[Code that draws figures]
□ □ □

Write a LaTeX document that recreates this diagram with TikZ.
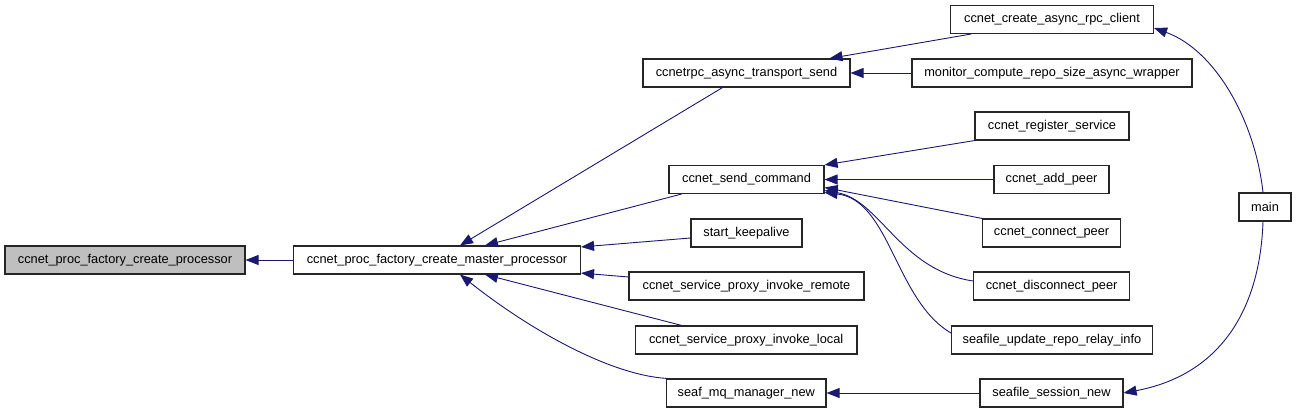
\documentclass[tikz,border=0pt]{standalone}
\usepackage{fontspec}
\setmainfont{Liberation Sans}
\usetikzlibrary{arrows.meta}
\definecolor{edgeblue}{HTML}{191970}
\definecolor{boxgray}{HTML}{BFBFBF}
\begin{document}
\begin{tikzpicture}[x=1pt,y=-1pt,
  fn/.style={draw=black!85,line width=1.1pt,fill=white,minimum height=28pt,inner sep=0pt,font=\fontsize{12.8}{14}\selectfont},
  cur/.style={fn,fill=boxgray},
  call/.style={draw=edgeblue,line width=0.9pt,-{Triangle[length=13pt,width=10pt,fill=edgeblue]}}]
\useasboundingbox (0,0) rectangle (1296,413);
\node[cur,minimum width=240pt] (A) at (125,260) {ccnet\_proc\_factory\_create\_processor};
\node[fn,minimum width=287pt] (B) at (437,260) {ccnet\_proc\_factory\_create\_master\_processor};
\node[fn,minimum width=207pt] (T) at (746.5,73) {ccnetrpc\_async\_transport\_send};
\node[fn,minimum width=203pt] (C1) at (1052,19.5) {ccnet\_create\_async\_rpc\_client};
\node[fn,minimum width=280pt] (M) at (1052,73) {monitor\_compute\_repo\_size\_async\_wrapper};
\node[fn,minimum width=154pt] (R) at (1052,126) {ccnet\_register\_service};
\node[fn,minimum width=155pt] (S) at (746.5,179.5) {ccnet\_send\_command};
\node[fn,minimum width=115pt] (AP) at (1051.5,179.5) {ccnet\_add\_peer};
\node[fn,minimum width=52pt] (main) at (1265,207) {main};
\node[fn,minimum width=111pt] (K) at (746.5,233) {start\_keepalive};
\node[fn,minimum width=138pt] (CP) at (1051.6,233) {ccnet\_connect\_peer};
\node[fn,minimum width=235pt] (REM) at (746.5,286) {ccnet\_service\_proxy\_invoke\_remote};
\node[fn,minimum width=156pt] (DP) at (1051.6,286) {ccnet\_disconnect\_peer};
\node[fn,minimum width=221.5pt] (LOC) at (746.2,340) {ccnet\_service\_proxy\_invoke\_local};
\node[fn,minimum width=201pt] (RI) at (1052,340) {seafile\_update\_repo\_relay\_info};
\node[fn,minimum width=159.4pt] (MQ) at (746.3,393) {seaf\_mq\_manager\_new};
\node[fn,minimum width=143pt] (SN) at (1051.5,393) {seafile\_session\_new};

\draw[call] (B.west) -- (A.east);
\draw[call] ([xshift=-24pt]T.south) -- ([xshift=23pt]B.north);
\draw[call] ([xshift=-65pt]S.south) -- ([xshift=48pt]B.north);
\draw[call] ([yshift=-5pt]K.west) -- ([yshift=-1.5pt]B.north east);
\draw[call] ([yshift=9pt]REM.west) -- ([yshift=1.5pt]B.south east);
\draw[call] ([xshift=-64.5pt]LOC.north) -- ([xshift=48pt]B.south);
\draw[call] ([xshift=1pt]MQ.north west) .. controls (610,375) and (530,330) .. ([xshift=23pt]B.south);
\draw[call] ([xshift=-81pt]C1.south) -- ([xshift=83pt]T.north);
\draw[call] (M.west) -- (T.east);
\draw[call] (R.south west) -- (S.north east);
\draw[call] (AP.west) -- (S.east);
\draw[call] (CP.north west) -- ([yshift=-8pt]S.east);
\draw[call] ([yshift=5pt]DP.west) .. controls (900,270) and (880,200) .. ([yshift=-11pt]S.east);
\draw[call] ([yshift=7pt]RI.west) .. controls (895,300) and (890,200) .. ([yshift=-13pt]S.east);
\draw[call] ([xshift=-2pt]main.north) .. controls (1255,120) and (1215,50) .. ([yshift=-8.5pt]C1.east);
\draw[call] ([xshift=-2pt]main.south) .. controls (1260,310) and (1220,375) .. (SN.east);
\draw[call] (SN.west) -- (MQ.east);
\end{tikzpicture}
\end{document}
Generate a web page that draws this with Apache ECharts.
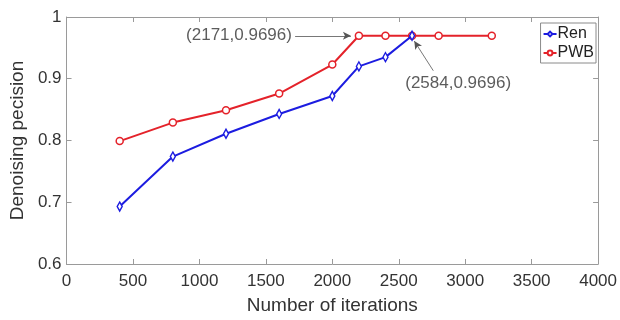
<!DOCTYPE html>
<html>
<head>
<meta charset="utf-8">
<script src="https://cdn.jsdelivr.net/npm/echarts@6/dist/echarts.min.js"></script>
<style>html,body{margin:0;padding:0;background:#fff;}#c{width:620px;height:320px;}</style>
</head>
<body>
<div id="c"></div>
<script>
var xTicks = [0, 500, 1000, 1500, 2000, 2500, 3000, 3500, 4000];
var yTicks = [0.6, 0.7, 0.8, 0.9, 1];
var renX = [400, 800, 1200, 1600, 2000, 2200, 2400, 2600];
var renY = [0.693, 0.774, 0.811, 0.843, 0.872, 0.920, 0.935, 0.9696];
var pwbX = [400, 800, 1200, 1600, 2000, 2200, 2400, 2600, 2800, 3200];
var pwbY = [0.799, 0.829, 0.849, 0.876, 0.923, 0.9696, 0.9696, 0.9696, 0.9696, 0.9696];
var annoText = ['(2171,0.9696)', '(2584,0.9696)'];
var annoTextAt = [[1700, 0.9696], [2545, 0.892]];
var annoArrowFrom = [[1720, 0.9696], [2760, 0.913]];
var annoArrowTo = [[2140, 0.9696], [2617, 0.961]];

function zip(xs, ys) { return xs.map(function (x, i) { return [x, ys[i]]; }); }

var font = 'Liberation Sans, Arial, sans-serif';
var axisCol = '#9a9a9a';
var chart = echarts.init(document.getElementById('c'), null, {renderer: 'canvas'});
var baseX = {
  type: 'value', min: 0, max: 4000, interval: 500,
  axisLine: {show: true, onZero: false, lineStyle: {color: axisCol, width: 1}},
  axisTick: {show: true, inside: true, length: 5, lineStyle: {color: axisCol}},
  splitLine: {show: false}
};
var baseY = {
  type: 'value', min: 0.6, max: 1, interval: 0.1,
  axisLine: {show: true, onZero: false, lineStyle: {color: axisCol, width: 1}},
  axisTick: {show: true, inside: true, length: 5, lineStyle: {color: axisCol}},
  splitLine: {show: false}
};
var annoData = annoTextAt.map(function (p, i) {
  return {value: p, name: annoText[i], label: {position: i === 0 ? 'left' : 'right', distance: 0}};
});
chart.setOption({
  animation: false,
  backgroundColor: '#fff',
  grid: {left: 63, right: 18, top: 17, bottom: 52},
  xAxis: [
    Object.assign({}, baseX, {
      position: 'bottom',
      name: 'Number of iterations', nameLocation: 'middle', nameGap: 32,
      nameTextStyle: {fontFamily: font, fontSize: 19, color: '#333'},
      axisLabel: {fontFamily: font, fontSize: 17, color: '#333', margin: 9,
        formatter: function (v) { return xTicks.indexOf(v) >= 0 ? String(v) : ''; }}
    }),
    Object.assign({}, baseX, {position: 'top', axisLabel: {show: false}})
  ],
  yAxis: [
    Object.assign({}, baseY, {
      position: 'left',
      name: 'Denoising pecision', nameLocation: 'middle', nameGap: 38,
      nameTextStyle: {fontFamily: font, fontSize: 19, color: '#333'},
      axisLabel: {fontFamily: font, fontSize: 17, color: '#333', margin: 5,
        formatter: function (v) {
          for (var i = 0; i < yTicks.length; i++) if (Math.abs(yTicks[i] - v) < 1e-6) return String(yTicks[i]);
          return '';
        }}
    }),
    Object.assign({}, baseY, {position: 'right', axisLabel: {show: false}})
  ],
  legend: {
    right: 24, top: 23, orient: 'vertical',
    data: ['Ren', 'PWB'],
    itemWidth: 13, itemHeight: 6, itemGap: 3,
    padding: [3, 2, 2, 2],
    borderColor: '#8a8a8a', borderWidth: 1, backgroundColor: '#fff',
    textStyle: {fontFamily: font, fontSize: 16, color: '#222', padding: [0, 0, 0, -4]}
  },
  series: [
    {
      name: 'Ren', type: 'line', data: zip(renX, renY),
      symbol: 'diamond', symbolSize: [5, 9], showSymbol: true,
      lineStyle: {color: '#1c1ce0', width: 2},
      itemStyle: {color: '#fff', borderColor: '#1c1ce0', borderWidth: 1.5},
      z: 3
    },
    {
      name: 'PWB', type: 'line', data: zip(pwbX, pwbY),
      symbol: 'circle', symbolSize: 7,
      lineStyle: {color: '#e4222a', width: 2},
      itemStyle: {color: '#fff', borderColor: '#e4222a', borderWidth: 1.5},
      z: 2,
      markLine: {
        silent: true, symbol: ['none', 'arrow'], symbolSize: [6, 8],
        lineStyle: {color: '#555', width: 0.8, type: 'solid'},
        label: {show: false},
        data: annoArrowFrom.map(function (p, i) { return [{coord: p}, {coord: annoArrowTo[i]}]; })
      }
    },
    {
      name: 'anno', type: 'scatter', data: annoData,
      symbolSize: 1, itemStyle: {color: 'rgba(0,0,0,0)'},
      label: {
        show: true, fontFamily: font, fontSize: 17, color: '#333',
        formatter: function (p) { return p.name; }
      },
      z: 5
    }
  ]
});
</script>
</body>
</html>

□ □ □

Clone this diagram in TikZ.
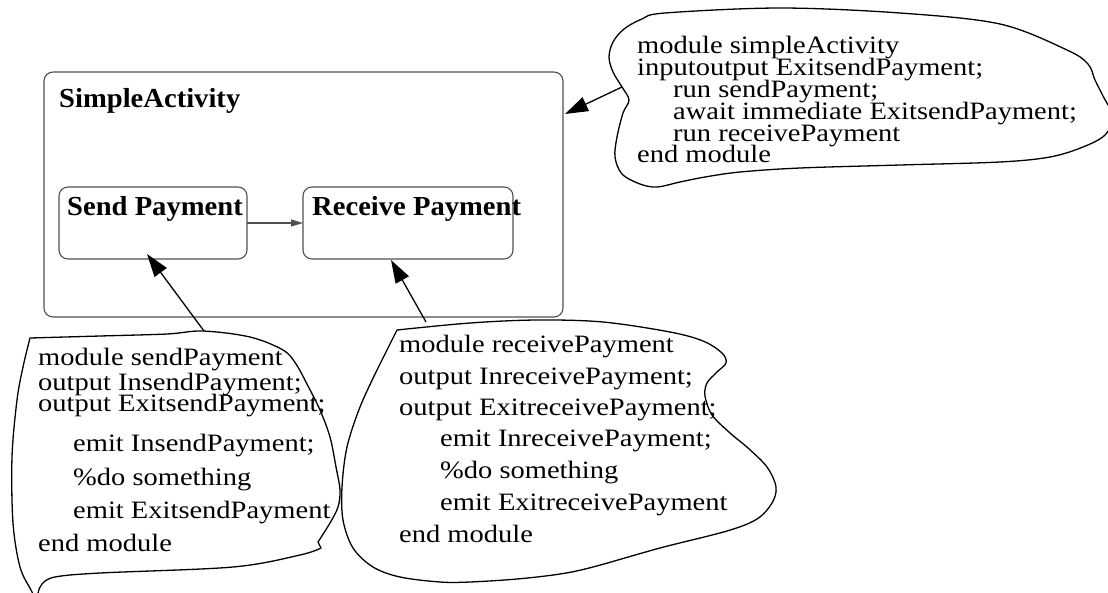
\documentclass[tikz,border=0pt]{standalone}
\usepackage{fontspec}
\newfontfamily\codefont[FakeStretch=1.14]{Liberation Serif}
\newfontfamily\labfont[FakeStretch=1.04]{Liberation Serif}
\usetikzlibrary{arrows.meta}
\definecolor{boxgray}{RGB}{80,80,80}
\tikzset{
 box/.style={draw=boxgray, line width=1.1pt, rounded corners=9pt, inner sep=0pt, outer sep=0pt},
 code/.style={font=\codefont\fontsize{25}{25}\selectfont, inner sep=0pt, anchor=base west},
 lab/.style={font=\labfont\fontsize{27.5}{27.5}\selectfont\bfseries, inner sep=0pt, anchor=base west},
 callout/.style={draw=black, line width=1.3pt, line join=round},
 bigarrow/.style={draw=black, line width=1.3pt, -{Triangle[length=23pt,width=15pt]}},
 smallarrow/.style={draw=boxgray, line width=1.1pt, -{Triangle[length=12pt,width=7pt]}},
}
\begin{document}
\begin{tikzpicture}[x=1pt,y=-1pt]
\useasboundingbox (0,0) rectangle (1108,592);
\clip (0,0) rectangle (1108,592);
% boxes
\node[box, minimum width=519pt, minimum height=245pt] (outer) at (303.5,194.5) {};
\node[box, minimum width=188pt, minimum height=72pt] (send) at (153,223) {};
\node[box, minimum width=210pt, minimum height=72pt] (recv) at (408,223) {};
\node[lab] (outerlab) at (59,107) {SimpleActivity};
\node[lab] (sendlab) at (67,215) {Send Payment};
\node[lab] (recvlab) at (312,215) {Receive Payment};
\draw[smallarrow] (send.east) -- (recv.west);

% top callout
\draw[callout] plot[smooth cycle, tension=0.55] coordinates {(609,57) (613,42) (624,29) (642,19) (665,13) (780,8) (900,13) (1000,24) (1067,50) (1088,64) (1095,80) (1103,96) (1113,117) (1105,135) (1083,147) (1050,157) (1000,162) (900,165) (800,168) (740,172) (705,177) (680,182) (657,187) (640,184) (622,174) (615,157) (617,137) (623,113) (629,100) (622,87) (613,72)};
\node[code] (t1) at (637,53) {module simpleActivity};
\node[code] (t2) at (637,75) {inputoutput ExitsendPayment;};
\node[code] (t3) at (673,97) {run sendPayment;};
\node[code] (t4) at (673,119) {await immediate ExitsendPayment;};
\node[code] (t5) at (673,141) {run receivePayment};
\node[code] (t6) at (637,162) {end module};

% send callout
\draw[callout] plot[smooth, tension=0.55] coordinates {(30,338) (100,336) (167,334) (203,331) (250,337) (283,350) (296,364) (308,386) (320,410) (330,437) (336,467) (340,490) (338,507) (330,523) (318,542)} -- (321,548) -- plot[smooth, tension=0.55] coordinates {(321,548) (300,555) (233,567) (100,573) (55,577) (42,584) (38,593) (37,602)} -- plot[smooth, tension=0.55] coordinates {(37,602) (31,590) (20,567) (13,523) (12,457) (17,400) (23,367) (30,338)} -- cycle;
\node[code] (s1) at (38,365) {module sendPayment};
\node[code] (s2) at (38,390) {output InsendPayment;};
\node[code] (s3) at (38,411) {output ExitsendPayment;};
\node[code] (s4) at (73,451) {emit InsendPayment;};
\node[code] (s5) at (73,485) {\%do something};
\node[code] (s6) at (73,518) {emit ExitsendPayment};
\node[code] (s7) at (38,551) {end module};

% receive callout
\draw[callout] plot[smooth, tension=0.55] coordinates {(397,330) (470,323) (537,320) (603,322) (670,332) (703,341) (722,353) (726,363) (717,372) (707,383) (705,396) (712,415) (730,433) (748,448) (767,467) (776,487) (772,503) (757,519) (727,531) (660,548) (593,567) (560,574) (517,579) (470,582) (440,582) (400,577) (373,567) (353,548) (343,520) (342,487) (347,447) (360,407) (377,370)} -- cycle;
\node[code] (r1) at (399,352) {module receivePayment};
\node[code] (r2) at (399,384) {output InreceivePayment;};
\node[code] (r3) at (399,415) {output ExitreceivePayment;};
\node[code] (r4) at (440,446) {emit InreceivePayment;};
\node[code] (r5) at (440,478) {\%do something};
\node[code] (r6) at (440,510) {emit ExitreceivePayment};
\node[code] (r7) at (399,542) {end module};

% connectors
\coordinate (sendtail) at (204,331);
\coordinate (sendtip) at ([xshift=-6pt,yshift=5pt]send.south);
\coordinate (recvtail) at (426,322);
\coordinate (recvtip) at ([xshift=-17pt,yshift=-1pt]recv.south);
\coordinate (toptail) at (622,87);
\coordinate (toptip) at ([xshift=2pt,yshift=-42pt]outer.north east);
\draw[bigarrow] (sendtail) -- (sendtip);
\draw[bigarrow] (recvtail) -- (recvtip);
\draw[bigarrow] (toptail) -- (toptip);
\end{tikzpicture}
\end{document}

□ □ □

■ OBJECTIVE
Locate all lines in the listing above with the word "this" and copy them.

■ RESPONSE
Write a LaTeX document that recreates this diagram with TikZ.
Generate a web page that draws this with Apache ECharts.
Clone this diagram in TikZ.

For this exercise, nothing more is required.